On a day when a blizzard was pasting Maine and Northern California faced a dire flooding threat, several of the National Weather Service’s primary systems for sending out alerts to the public failed for nearly three hours.
Between approximately 1:15 p.m. and 4 p.m. Eastern time Monday, products from the Weather Service stopped disseminating over the Internet, including forecasts, warnings and current conditions.
At about 4 p.m. Monday, a Weather Service spokesperson said the “system just came back up” and that more information about the cause of the outage was forthcoming.
During the outage, the Weather Service’s public-facing website, Weather.gov, no longer posted updated information.
Ryan Hickman, chief technology officer for AllisonHouse, a weather data provider, called the situation “catastrophic.”
Hickman said two core routers for transmitting information from the Weather Service offices out to satellites, which beam the information back to public service providers, stopped working. “There is a primary and a backup, and both have failed,” Hickman said.
At 1:33 p.m., the Weather Service sent out a message confirming that the core routers had gone down. “Engineers are looking for a work around,” the message said. “Most data for the U.S. is affected including RADARS.”
Hickman added that another backup system known as the Emergency Managers Weather Information Network was also not disseminating data.
Ryan Hanrahan, a broadcast meteorologist in Connecticut, called the data outage “an embarrassing infrastructure failure” on Twitter.
While access to Weather Service updates on the Internet was cut off, some service providers who obtain Weather Service information through fiber optic landlines still received data.

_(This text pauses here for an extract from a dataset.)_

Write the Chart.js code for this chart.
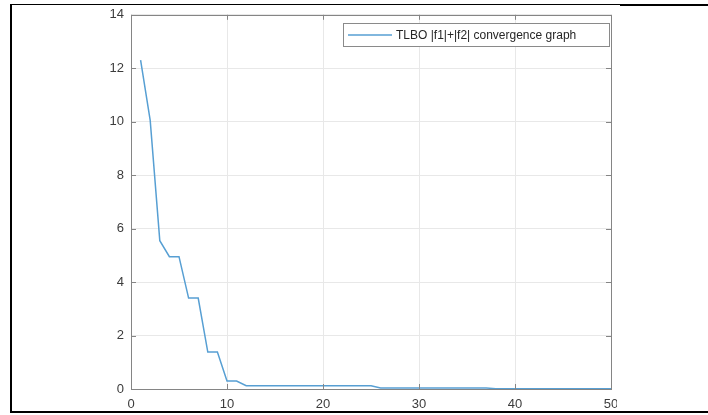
<!DOCTYPE html>
<html>
<head>
<meta charset="utf-8">
<script src="https://cdn.jsdelivr.net/npm/chart.js@4/dist/chart.umd.min.js"></script>
<style>
  html,body{margin:0;padding:0;background:#fff;}
  #wrap{position:relative;width:708px;height:415px;overflow:hidden;}
  #c{position:absolute;left:0;top:0;}
  .ln{position:absolute;background:#000;pointer-events:none;}
</style>
</head>
<body>
<div id="wrap">
  <canvas id="c" width="708" height="415"></canvas>
  <!-- page frame around the screenshot -->
  <div class="ln" style="left:10px;top:4px;width:2px;height:408px"></div>
  <div class="ln" style="left:10px;top:4px;width:610px;height:1px"></div>
  <div class="ln" style="left:620px;top:4px;width:88px;height:2px"></div>
  <div class="ln" style="left:10px;top:411px;width:698px;height:2px"></div>
  <div style="position:absolute;left:617px;top:396px;width:20px;height:14px;background:#fff"></div>
</div>
<script>
const iterations = [1,2,3,4,5,6,7,8,9,10,11,12,13,14,15,16,17,18,19,20,21,22,23,24,25,
  26,27,28,29,30,31,32,33,34,35,36,37,38,39,40,41,42,43,44,45,46,47,48,49,50];
const fitness = [12.3,10.05,5.55,4.95,4.95,3.4,3.4,1.38,1.38,0.3,0.3,0.12,0.12,0.12,0.12,0.12,0.12,0.12,0.12,0.12,0.12,0.12,0.12,0.12,0.12,
  0.04,0.04,0.04,0.04,0.04,0.04,0.04,0.04,0.04,0.04,0.04,0.04,0.01,0.01,0.01,0.01,0.01,0.01,0.01,0.01,0.01,0.01,0.01,0.01,0.01];
const xTicks = [0,10,20,30,40,50];
const yTicks = [0,2,4,6,8,10,12,14];
const seriesLabel = 'TLBO |f1|+|f2| convergence graph';

const AXIS = '#858585', GRID = '#e8e8e8', TXT = '#3c3c3c', LINE = '#579fd3';
const FONT = '"Liberation Sans", Arial, sans-serif';

// matlab-ish box: inward ticks on all four sides + top/right border
const boxPlugin = {
  id:'box',
  afterDatasetsDraw(chart){
    const {ctx, chartArea:a, scales:{x,y}} = chart;
    ctx.save();
    ctx.strokeStyle = AXIS; ctx.lineWidth = 1;
    ctx.beginPath();
    xTicks.forEach(v=>{
      const px = Math.round(x.getPixelForValue(v))+0.5;
      ctx.moveTo(px,a.bottom); ctx.lineTo(px,a.bottom-5);
      ctx.moveTo(px,a.top); ctx.lineTo(px,a.top+5);
    });
    yTicks.forEach(v=>{
      const py = Math.round(y.getPixelForValue(v))+0.5;
      ctx.moveTo(a.left,py); ctx.lineTo(a.left+5,py);
      ctx.moveTo(a.right,py); ctx.lineTo(a.right-5,py);
    });
    ctx.stroke();
    ctx.strokeRect(Math.round(a.left)+0.5, Math.round(a.top)+0.5, Math.round(a.right-a.left), Math.round(a.bottom-a.top));

    // legend box
    const lx=343.5, ly=23.5, lw=266, lh=23;
    ctx.fillStyle='#fff'; ctx.fillRect(lx,ly,lw,lh);
    ctx.strokeStyle='#8a8a8a'; ctx.strokeRect(lx,ly,lw,lh);
    ctx.strokeStyle=LINE; ctx.lineWidth=1.5;
    ctx.beginPath(); ctx.moveTo(348,35); ctx.lineTo(392,35); ctx.stroke();
    ctx.fillStyle='#262626'; ctx.font='12px '+FONT; ctx.textBaseline='middle';
    ctx.fillText(chart.data.datasets[0].label, 396, 35.5);
    ctx.restore();
  }
};

new Chart(document.getElementById('c'),{
  type:'line',
  data:{datasets:[{
    label:seriesLabel,
    data:iterations.map((it,i)=>({x:it,y:fitness[i]})),
    borderColor:LINE, borderWidth:1.5, pointRadius:0, tension:0, fill:false
  }]},
  options:{
    responsive:false, animation:false, devicePixelRatio:1,
    layout:{padding:{top:13,right:97,bottom:0,left:0}},
    plugins:{legend:{display:false},tooltip:{enabled:false}},
    scales:{
      x:{type:'linear',min:0,max:50,
        afterFit:s=>{s.height=26;},
        afterBuildTicks:s=>{s.ticks=xTicks.map(v=>({value:v}));},
        ticks:{color:TXT,font:{family:FONT,size:13},padding:8,maxRotation:0},
        grid:{color:GRID,drawTicks:false},
        border:{display:false}},
      y:{min:0,max:14,
        afterFit:s=>{s.width=131;},
        afterBuildTicks:s=>{s.ticks=yTicks.map(v=>({value:v}));},
        ticks:{color:TXT,font:{family:FONT,size:13},padding:7},
        grid:{color:GRID,drawTicks:false},
        border:{display:false}}
    }
  },
  plugins:[boxPlugin]
});
</script>
</body>
</html>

In addition, National Oceanic and Atmospheric Administration Weather Radio, which broadcasts forecasts and warnings, continued operating.
Weather Service offices were also able to manually share information through social media.
During the outage, the Weather Service posted two messages on Twitter:
1) NWS is aware of the data outage impacting customers across the nation. We will pass along more detailed information as soon as possible.
2) In the meantime, please follow your local forecast office’s social media accounts for updates.
NOAA and the Weather Service have a history of problems with information dissemination. As Hurricane Matthew charged toward Florida in October, a “partial service disruption” made its website unavailable for many users. It also experienced a “major network issue” in July that impeded the issuance of forecasts and warnings. In 2013, it endured a host of systems failures.
During a media roundtable in late September, Weather Service Director Louis Uccellini said that dissemination upgrades were underway and that the agency had made “a lot of progress.” It completed its first phase of reconstructing and bulking up its dissemination system and, in its second phase, is working toward 99.9 percent reliability and having full backup capacity. “We’re about a year away,” Uccellini said at the time.